━━ Extracted material

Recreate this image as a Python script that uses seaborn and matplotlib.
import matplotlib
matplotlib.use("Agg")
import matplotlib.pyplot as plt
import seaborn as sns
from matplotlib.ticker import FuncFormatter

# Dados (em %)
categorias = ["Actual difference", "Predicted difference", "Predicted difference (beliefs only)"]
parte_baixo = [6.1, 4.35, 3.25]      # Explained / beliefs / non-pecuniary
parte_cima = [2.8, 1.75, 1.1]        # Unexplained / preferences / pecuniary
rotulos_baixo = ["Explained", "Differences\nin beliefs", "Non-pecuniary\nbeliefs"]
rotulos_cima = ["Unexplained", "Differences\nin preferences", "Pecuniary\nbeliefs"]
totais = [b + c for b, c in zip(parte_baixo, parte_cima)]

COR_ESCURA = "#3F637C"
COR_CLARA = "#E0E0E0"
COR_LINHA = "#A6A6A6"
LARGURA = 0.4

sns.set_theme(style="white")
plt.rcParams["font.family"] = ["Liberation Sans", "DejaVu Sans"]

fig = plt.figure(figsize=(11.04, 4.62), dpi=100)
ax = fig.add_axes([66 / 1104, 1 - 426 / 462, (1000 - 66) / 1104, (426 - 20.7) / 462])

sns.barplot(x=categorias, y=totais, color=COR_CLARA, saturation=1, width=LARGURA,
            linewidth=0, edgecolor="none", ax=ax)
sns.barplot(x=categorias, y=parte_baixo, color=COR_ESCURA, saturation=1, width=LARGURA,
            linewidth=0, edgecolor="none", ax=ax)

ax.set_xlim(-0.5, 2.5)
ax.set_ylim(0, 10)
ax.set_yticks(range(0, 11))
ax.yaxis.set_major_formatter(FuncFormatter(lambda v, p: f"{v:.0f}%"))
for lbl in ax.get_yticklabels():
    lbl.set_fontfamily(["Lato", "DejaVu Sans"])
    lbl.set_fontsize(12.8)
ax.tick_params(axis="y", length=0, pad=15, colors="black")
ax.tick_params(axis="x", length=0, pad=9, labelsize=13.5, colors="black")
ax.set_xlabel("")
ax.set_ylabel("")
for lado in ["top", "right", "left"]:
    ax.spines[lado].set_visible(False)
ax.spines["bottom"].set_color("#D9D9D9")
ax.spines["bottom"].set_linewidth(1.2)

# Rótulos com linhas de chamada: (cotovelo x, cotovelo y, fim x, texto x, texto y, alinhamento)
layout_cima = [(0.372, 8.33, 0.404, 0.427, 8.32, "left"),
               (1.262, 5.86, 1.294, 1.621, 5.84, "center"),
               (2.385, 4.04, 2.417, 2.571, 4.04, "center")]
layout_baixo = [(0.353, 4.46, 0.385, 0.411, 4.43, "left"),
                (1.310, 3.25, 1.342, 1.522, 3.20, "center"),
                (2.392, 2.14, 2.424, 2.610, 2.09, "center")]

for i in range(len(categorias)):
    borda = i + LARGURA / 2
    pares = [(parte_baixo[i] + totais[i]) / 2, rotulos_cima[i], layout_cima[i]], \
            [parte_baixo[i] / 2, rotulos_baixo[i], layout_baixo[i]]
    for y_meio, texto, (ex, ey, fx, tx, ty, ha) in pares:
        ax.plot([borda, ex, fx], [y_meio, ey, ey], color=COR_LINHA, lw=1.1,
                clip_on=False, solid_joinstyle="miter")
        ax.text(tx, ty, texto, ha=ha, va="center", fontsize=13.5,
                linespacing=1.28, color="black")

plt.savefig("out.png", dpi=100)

━━━━
━━ Extracted material

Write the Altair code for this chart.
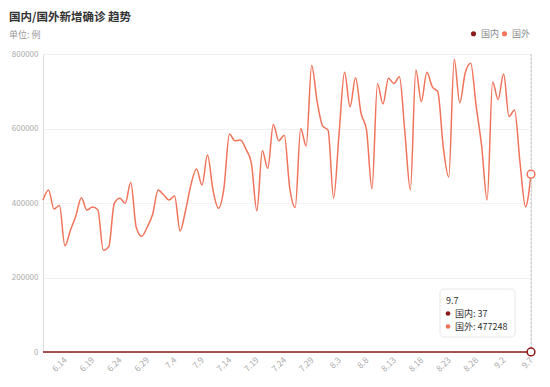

━━━━

What you should do:
Repeat exactly the lines from the one containing "Recreate this image" to the one containing "from matplotlib.ticker import FuncFormatter", both lines included, and nothing else.

Complete answer:
Recreate this image as a Python script that uses seaborn and matplotlib.
import matplotlib
matplotlib.use("Agg")
import matplotlib.pyplot as plt
import seaborn as sns
from matplotlib.ticker import FuncFormatter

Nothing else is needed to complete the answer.